The total number of homicides recorded by police across England and Wales fell by six per cent, from 654 to 617.
There was also a 20 per cent drop in homicides where a knife or sharp instrument was used, to 221 offences, mainly driven by a decrease in London.
The rise in robberies was “evident for the fourth consecutive year”, the ONS said, with a 12 per cent increase to 82,542 offences.
The ONS report said: “While recording improvements are likely to have contributed to the rise, some of the increase is likely to reflect a real change.”
The number of crimes of violence against a person rose by 12 per cent in the 12 months to just over 1.6 million.
Across Yorkshire, North Yorkshire Police saw the biggest rise in overall recorded crime - up 12 per cent on the previous 12 months.
Humberside Police recorded a nine per cent increase, while crime was up four per cent in West Yorkshire and one per cent in South Yorkshire.
Despite the 12 per cent rise across North Yorkshire, Chief Constable Lisa Winward said the county was still the safest place to live with a crime rate of 57.5 per 1,000 of the population, which is significantly lower than the average of 84.6 per 1,000 across England and Wales.

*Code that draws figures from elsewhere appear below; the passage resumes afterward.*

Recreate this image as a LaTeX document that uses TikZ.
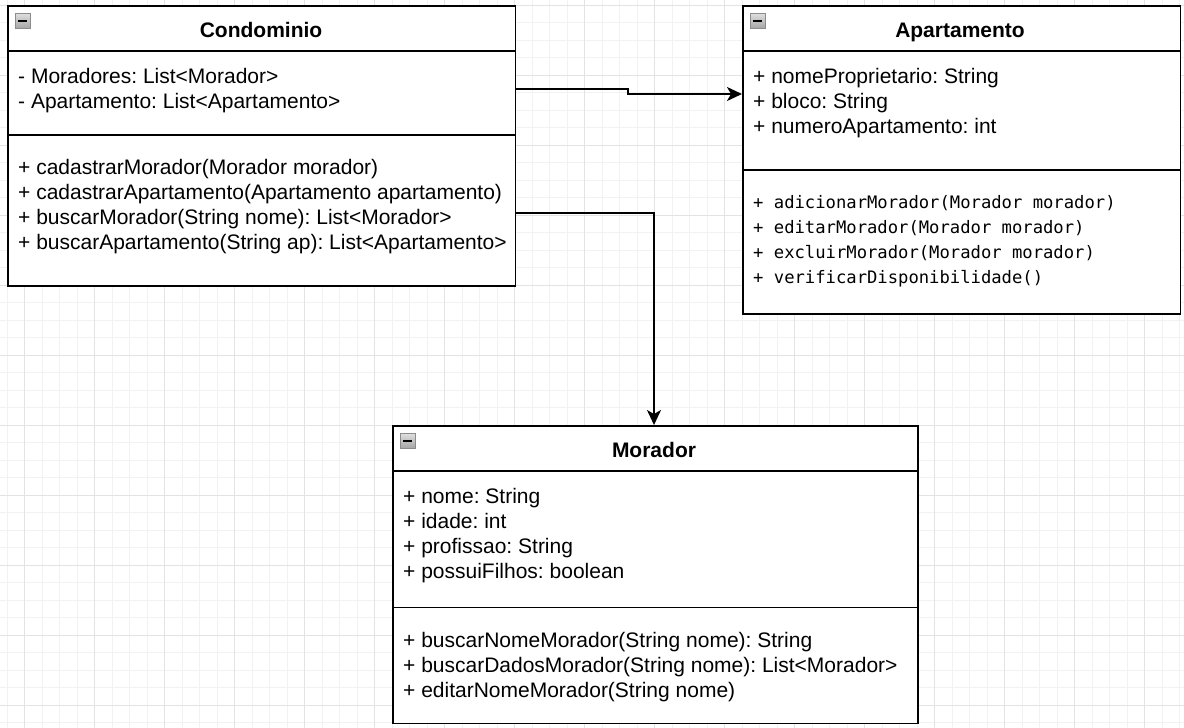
\documentclass[tikz,border=0pt]{standalone}
\usepackage{fontspec}
\setmainfont{Liberation Sans}
\newfontfamily\umlmono{DejaVu Sans Mono}
\usetikzlibrary{arrows.meta}
\frenchspacing
\tikzset{
  minorgrid/.style={draw=black!5, line width=0.9pt},
  majorgrid/.style={draw=black!11, line width=1pt},
  umlbox/.style={draw=black, fill=white, line width=1.8pt, rectangle, inner sep=0pt, anchor=north west},
  sepline/.style={draw=black, line width=1.8pt},
  txt/.style={inner sep=0pt, anchor=base west, font=\fontsize{21}{25}\selectfont},
  mtxt/.style={inner sep=0pt, anchor=base west, font=\umlmono\fontsize{17.2}{25}\selectfont},
  ttl/.style={inner sep=0pt, anchor=base, font=\fontsize{21}{25}\selectfont\bfseries},
  conn/.style={draw=black, line width=1.8pt, -{Stealth[length=15pt, width=14pt, inset=4pt]}},
  iconbox/.style={draw=black!45, line width=0.9pt, top color=black!12, bottom color=black!35},
}
\newcommand{\umlicon}[2]{%
  \draw[iconbox] (#1+8,#2+8) rectangle (#1+23,#2+23);
  \fill[black] (#1+11,#2+14.5) rectangle (#1+20,#2+16.5);
}
\begin{document}
\begin{tikzpicture}[x=1pt, y=-1pt]
\useasboundingbox (0,0) rectangle (1184,728);
\fill[white] (0,0) rectangle (1184,728);
% grid
\foreach \x in {7,24.5,...,1184} \draw[minorgrid] (\x,0) -- (\x,728);
\foreach \y in {5,22.5,...,728} \draw[minorgrid] (0,\y) -- (1184,\y);
\foreach \x in {24.5,94.5,...,1184} \draw[majorgrid] (\x,0) -- (\x,728);
\foreach \y in {5,75,...,728} \draw[majorgrid] (0,\y) -- (1184,\y);

% Condominio
\node[umlbox, minimum width=507.5pt, minimum height=280pt] (cond) at (7,5) {};
\draw[sepline] (cond.west |- 0,51) -- (cond.east |- 0,51);
\draw[sepline] (cond.west |- 0,135) -- (cond.east |- 0,135);
\umlicon{7}{5}
\node[ttl] (condt) at (261,37) {Condominio};
\node[txt] (ca1) at (18,83) {- Moradores: List<Morador>};
\node[txt] (ca2) at (18,108) {- Apartamento: List<Apartamento>};
\node[txt] (cm1) at (18,174) {+ cadastrarMorador(Morador morador)};
\node[txt] (cm2) at (18,199) {+ cadastrarApartamento(Apartamento apartamento)};
\node[txt] (cm3) at (18,224) {+ buscarMorador(String nome): List<Morador>};
\node[txt] (cm4) at (18,249) {+ buscarApartamento(String ap): List<Apartamento>};

% Apartamento
\node[umlbox, minimum width=437.5pt, minimum height=308pt] (apt) at (742,5) {};
\draw[sepline] (apt.west |- 0,51) -- (apt.east |- 0,51);
\draw[sepline] (apt.west |- 0,170) -- (apt.east |- 0,170);
\umlicon{742}{5}
\node[ttl] (aptt) at (960,37) {Apartamento};
\node[txt] (aa1) at (753,83) {+ nomeProprietario: String};
\node[txt] (aa2) at (753,108) {+ bloco: String};
\node[txt] (aa3) at (753,133) {+ numeroApartamento: int};
\node[mtxt] (am1) at (753,208) {+ adicionarMorador(Morador morador)};
\node[mtxt] (am2) at (753,233) {+ editarMorador(Morador morador)};
\node[mtxt] (am3) at (753,258) {+ excluirMorador(Morador morador)};
\node[mtxt] (am4) at (753,283) {+ verificarDisponibilidade()};

% Morador
\node[umlbox, minimum width=525pt, minimum height=297.5pt] (mor) at (392,425) {};
\draw[sepline] (mor.west |- 0,471) -- (mor.east |- 0,471);
\draw[sepline] (mor.west |- 0,607.5) -- (mor.east |- 0,607.5);
\umlicon{392}{425}
\node[ttl] (mort) at (654,457) {Morador};
\node[txt] (ma1) at (403,503) {+ nome: String};
\node[txt] (ma2) at (403,528) {+ idade: int};
\node[txt] (ma3) at (403,553) {+ profissao: String};
\node[txt] (ma4) at (403,578) {+ possuiFilhos: boolean};
\node[txt] (mm1) at (403,647) {+ buscarNomeMorador(String nome): String};
\node[txt] (mm2) at (403,672) {+ buscarDadosMorador(String nome): List<Morador>};
\node[txt] (mm3) at (403,697) {+ editarNomeMorador(String nome)};

% connectors
\draw[conn] (cond.east |- 0,89) -- (628,89) -- (628,94) -- (apt.west |- 0,94);
\draw[conn] (cond.east |- 0,213) -- (654,213) -- (mor.north -| 654,0);
\end{tikzpicture}
\end{document}
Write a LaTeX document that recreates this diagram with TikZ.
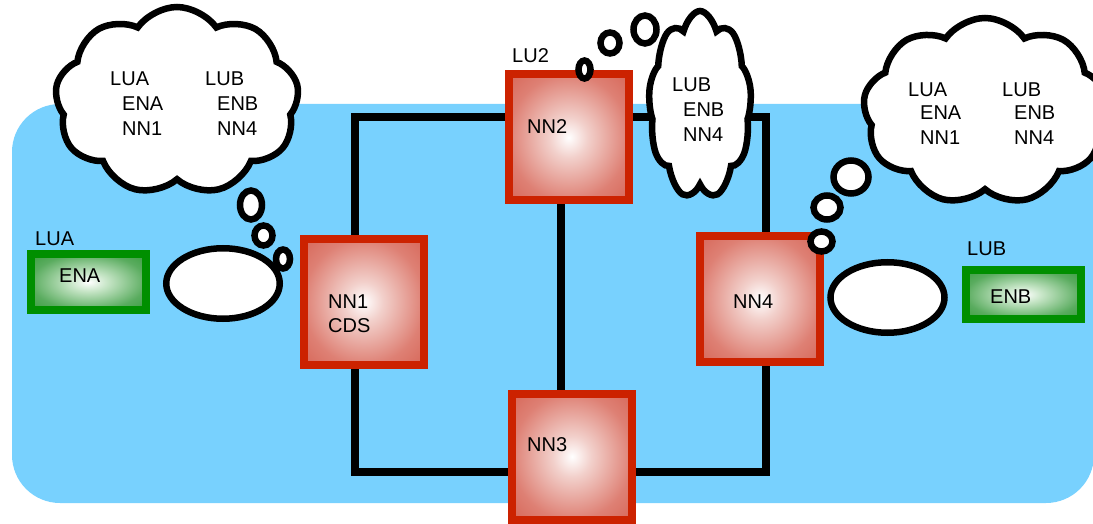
\documentclass[tikz,border=0pt]{standalone}
\usepackage{fontspec}
\setmainfont{Liberation Sans}
\usetikzlibrary{shapes.symbols}

\definecolor{cellblue}{RGB}{120,209,254}
\definecolor{nnred}{RGB}{204,34,0}
\definecolor{nnpink}{RGB}{242,208,203}
\definecolor{nnmid}{RGB}{222,128,116}
\definecolor{nnedge}{RGB}{210,88,72}
\definecolor{nncorner}{RGB}{204,60,45}
\definecolor{engreen}{RGB}{0,143,0}
\definecolor{enpale}{RGB}{200,230,200}
\definecolor{enmid}{RGB}{90,172,95}
\definecolor{enedge}{RGB}{35,148,42}
\definecolor{encorner}{RGB}{10,132,15}

\pgfdeclareradialshading{nnglow}{\pgfpoint{0bp}{0bp}}{color(0bp)=(white); color(8bp)=(nnpink); color(25bp)=(nnmid); color(42bp)=(nnedge); color(71bp)=(nncorner)}
\pgfdeclareradialshading{englow}{\pgfpoint{0bp}{0bp}}{color(0bp)=(white); color(8bp)=(enpale); color(25bp)=(enmid); color(42bp)=(enedge); color(71bp)=(encorner)}

\tikzset{
	nnbox/.style={draw=nnred, line width=8pt, shading=nnglow, minimum width=120pt, minimum height=126pt, inner sep=0pt},
	enbox/.style={draw=engreen, line width=8pt, shading=englow, minimum width=115pt, inner sep=0pt},
	wire/.style={line width=8pt},
	thought/.style={draw, fill=white, line width=6.5pt},
	puffy/.style={thought, cloud, cloud puffs=9, cloud puff arc=110, minimum width=244pt},
	word/.style={anchor=base west, inner sep=0pt},
}

\begin{document}
\begin{tikzpicture}[x=1pt, y=-1pt, font=\fontsize{20}{25}\selectfont]
	\clip (0, 0) rectangle (1093, 524);
	\fill [cellblue, rounded corners=48pt] (12, 104) rectangle (1094, 503);
	% wire ring
	\coordinate (ringNW) at (355, 117);
	\coordinate (ringNE) at (766, 117);
	\coordinate (ringSE) at (766, 472);
	\coordinate (ringSW) at (355, 472);
	\coordinate (spine) at (561, 300);
	\draw [wire] (ringNW) -- (ringNE) -- (ringSE) -- (ringSW) -- cycle;
	% name nodes
	\node [nnbox] (nn1) at (363.5, 302) {};
	\node [nnbox] (nn2) at (568.5, 137.5) {};
	\node [nnbox] (nn3) at (572, 456.5) {};
	\node [nnbox] (nn4) at (760, 299) {};
	\draw [wire] (nn2.south -| spine) -- (nn3.north -| spine);
	% end nodes
	\node [enbox, minimum height=56pt] (ena) at (88.5, 282) {};
	\node [enbox, minimum height=49pt] (enb) at (1023, 294.5) {};
	% thoughts
	\node [puffy, minimum height=188pt] (cloudA) at (177, 101) {};
	\begin{scope}[shift={(700, 105.5)}, xscale=0.42]
		\node [puffy, minimum height=189pt, transform shape] (cloudM) at (0, 0) {};
	\end{scope}
	\node [puffy, minimum height=187pt] (cloudB) at (985, 111.5) {};
	\draw [thought] (251, 205) ellipse (11 and 14.5);
	\draw [thought] (263.5, 235.5) ellipse (9 and 10);
	\draw [thought] (223, 283.5) ellipse (56.75 and 35.25);
	\draw [thought] (283, 259) ellipse (7 and 9.5);
	\draw [thought] (584.5, 69.5) ellipse (6 and 9);
	\draw [thought] (610, 43) ellipse (9.5 and 10.5);
	\draw [thought] (645, 29.5) ellipse (11.5 and 14);
	\draw [thought] (851, 177) ellipse (17.5 and 16.5);
	\draw [thought] (827, 207.5) ellipse (13.5 and 12);
	\draw [thought] (821.5, 241.5) ellipse (11 and 10);
	\draw [thought] (887.5, 297.5) ellipse (57 and 35.25);
	% texts
	\node [word] (cAlua) at (110, 86) {LUA};
	\node [word] (cAena) at (122, 111) {ENA};
	\node [word] (cAnn1) at (122, 136) {NN1};
	\node [word] (cAlub) at (205, 86) {LUB};
	\node [word] (cAenb) at (217, 111) {ENB};
	\node [word] (cAnn4) at (217, 136) {NN4};
	\node [word] (cMlub) at (672, 92) {LUB};
	\node [word] (cMenb) at (683, 117) {ENB};
	\node [word] (cMnn4) at (683, 142) {NN4};
	\node [word] (cBlua) at (908, 97) {LUA};
	\node [word] (cBena) at (920, 120) {ENA};
	\node [word] (cBnn1) at (920, 145) {NN1};
	\node [word] (cBlub) at (1002, 97) {LUB};
	\node [word] (cBenb) at (1014, 120) {ENB};
	\node [word] (cBnn4) at (1014, 145) {NN4};
	\node [word] (luaLabel) at (35, 245) {LUA};
	\node [word] (enaLabel) at (59, 282) {ENA};
	\node [word] (lubLabel) at (967, 255) {LUB};
	\node [word] (enbLabel) at (990, 303) {ENB};
	\node [word] (nn1Label) at (328, 308) {NN1};
	\node [word] (cdsLabel) at (328, 332) {CDS};
	\node [word] (lu2Label) at (512, 63) {LU2};
	\node [word] (nn2Label) at (527, 134) {NN2};
	\node [word] (nn3Label) at (527, 451) {NN3};
	\node [word] (nn4Label) at (733, 308) {NN4};
\end{tikzpicture}
\end{document}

North Yorkshire Police, Fire and Crime Commissioner Julia Mulligan said the rise was partly down to an improvement in the way crime is recorded by the force, but also expressed some concern.
She said: “I will be asking the Chief Constable to ensure she is confident her plans address the challenges we are facing. I am particularly concerned about the rise in violent crime as this is the sort of offence which causes huge worry in communities across North Yorkshire.”
The Prime Minister announced he would lead a new Cabinet committee looking at ways to tackle crime including long-term reforms to improve education and youth services.